Oil Search's assets in PNG - Credit: Oil Search
Oil Search's assets in PNG - Credit: Oil Search

Santos sealed an agreement to buy Oil Search to create a global top 20 oil and gas company, the companies said on Friday, even as the Papua New Guinea government raised concerns that a takeover could harm national interests.

The deal will make Australia's Santos the largest shareholder in the country's biggest resource project, the PNG LNG project, operated by Exxon Mobil Corp.

The all-share deal, which values PNG-focused Oil Search at about A$8 billion ($6 billion) and would give Oil Search shareholders a 38.5% stake in the merged group, requires approval from a Papua New Guinea court and Oil Search shareholders.

Deputy Prime Minister Samuel Basil warned this deal would harm the national interest as a merger could potentially lead to job losses, a foreign company owning too much of domestic oil and gas resources, and a delisting of Oil Search, which makes up 31% of the country's stock market.

"With all of Oil Search's oil and gas field portfolio in PNG under an Australian company, there is the real risk of capital erosion," Basil said in a statement late Thursday.

Santos said the merger would better align stakeholdings in Papua New Guinea's biggest gas projects - PNG LNG and Papua LNG - that would further support investment and deliver new jobs.

"We see the PNG government could withhold approvals in an attempt to extract further value from the merger," Credit Suisse analyst Saul Kavonic said, but added that he does not expect the PNG government to block the deal.

Santos said it expects to reap up to $115 million in pre-tax cost savings from the deal, less than the $150 million some analysts had estimated would be needed to justify the premium the company was offering for Oil Search.

The market's reaction reflected that view, with investors pushing Oil Search's shares up 2.7% while Santos rose 1%.

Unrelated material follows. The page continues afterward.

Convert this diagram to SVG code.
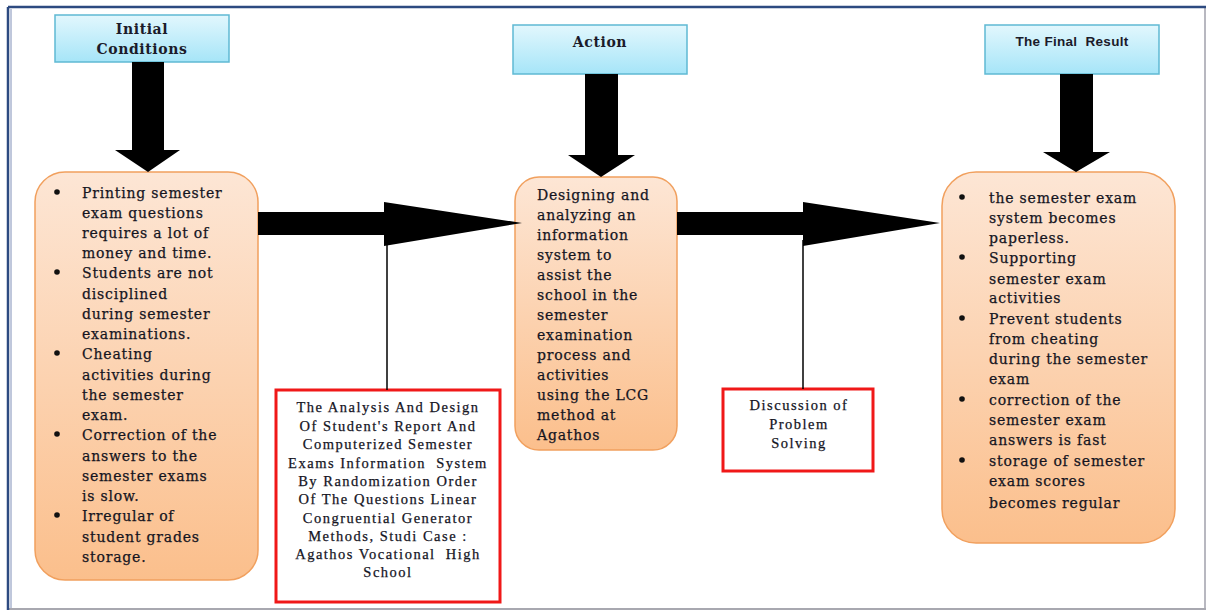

Santos Chief Executive Kevin Gallagher has said creating a A$21 billion company with strong cashflows will help the enlarged group weather the energy transition better, helping it grow and invest to meet a net-zero carbon target by 2040.

On similar grounds, Woodside Petroleum proposed a $29 billion merger in August with the petroleum arm of the world's biggest-listed miner, BHP Group.